Proving a subset in $C[a,b]$ is open 
I have tried to show that the A' is closed as any sequence in A' must converge in A', but I didn't get anywhere.
Any help would be greatly appreciated!
 A: Each continuous $f : [a,b] \to \mathbb R$ attains a maximum $M$ at some $x_M \in [a,b]$ and a minimum $m$ at some $x_m \in [a,b]$. For $f \in A$ and $x \in [a,b]$ you get $0 < f(x_m) = m \le f(x) \le M = f(x_M) < 1$. Let $\epsilon = \min(m,1-M)$. Now consider $g \in C([a,b])$ such that  $d(g,f) = \sup_{x \in [a,b]} \lvert g(x) - f(x) \rvert < \epsilon$. Then for $x \in [a,b]$
$$g(x) = f(x) + g(x) - f(x) \ge f(x) - \lvert g(x) - f(x) \vert > m - \epsilon > 0$$
$$g(x) = f(x) + g(x) - f(x) \le f(x) + \lvert g(x) - f(x) \vert < M + (1 - M) = 1.$$
A: What you would like to say is that $f(t) < 1$ for all $t$ implies $\sup f < 1$ (rather than $\le 1$). This implication doesn't hold for every set, but it does hold for compact sets. Since $[a,b]$ is compact, the Extreme Value Theorem implies that $f$ achieves its supremum at some point $t^*$ and at that point, $f(t^*) = \sup f < 1$.
So using compactness, we give ourselves some wiggle room around our functions. If $f \in A$ then $0 < \inf f$ and $\sup f < 1$. So if $\varepsilon$ is small enough $\sup f + \varepsilon < 1$ and $0 < \inf f - \varepsilon$. This $\varepsilon$ of wiggle room means that if $\|g - f\| < \varepsilon$ then $g \in A$.
Now you should be able to write these ideas in your own words to show that $A$ is open.
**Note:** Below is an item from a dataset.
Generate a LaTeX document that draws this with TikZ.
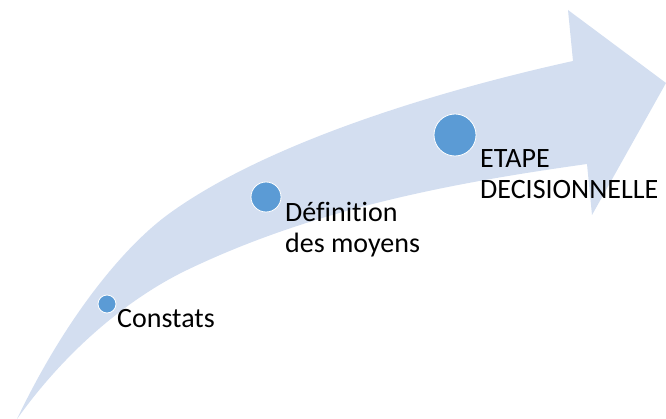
\documentclass[tikz,border=0pt]{standalone}
\usepackage{fontspec}
\setmainfont[Ligatures={NoCommon}]{Carlito}
\definecolor{bandblue}{HTML}{D3DEF0}
\definecolor{dotblue}{HTML}{5B9BD5}
\begin{document}
\begin{tikzpicture}[x=1pt,y=-1pt,
  dot/.style={circle, fill=dotblue, draw=white, line width=0.8pt, inner sep=0pt},
  steptext/.style={font=\fontsize{28}{31}\selectfont, text=black, inner sep=0pt, anchor=base west, align=left}]
\useasboundingbox (0,0) rectangle (666,419);
\fill[bandblue] (17,419) .. controls (62,324.5) and (120,249) .. (170,213)
  .. controls (270,141) and (443,89.6) .. (573,61)
  -- (568,10) -- (666,83) -- (592,215) -- (587,164)
  .. controls (457,182.2) and (317,207.6) .. (187,270)
  .. controls (137,294) and (72,342) .. (17,419) -- cycle;
\node[dot, minimum size=18pt] (d1) at (107,304) {};
\node[dot, minimum size=30pt] (d2) at (266,197) {};
\node[dot, minimum size=42pt] (d3) at (455,135) {};
\node[steptext] (t1) at (117,327) {Constats};
\node[steptext] (t2) at (285,253) {Définition\\des moyens};
\node[steptext] (t3) at (480,199) {ETAPE\\DECISIONNELLE};
\end{tikzpicture}
\end{document}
If you want to test your understanding: 1) modify these ideas to write a proof that $A^c$ is closed 2) show that $A^c$ doesn't need to be closed if the interval $[a,b]$ is replaced with the non-compact set $(0,1)$ (i.e. find a sequence in $A^c$ that converges to a function in $A$).
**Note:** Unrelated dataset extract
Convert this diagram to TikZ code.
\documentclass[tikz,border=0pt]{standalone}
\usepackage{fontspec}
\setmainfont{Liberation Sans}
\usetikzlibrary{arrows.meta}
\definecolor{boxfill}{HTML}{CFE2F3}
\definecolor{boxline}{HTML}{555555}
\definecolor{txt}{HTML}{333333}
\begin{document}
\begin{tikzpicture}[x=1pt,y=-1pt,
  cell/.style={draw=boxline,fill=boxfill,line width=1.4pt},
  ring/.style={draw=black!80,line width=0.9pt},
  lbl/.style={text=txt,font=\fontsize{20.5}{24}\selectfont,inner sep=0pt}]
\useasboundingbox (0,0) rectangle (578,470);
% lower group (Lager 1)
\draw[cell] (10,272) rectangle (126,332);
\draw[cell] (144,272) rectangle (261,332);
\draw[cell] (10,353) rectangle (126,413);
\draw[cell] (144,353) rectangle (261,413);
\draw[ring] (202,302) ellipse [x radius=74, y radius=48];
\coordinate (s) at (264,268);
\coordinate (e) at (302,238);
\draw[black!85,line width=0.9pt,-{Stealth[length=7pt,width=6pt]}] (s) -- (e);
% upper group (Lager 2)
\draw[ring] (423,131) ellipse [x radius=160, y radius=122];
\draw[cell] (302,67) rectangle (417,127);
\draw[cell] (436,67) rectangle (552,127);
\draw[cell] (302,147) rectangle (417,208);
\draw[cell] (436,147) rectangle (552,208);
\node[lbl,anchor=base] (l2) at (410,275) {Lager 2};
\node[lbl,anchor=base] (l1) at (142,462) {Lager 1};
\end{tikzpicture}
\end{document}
A: As I said in my comment under the original post, I think it's easier to prove directly — using the Extreme Value Theorem.
Pick any function $f\in A\subset C[0,1]$. Let's show that there's an open neighborhood of $f$ that still lies in $A$. Since $f$ is continuous on the closed bounded interval $[0,1]$, it attains an absolute maximum and an absolute minimum values on the interval. Let's say $f(u)=M$ is the absolute maximum and $f(v)=m$ is the absolute minimum of $f$ on $[0,1]$, i.e. $u,v\in[0,1]$. By definition of the subset $A$, and since $f\in A$, we know that $0<m\le M<1$. Now let $\varepsilon=\min\{m,1-M\}$. The $\varepsilon$-neighborhood of $f$ still lies in $f$, because all functions that differ from $f$ by less than $\varepsilon$ can't reach neither $0$ not $1$. If you think about it geometrically, it's like a tube of radius $\varepsilon$ around the graph of $f$ on $[0,1]$.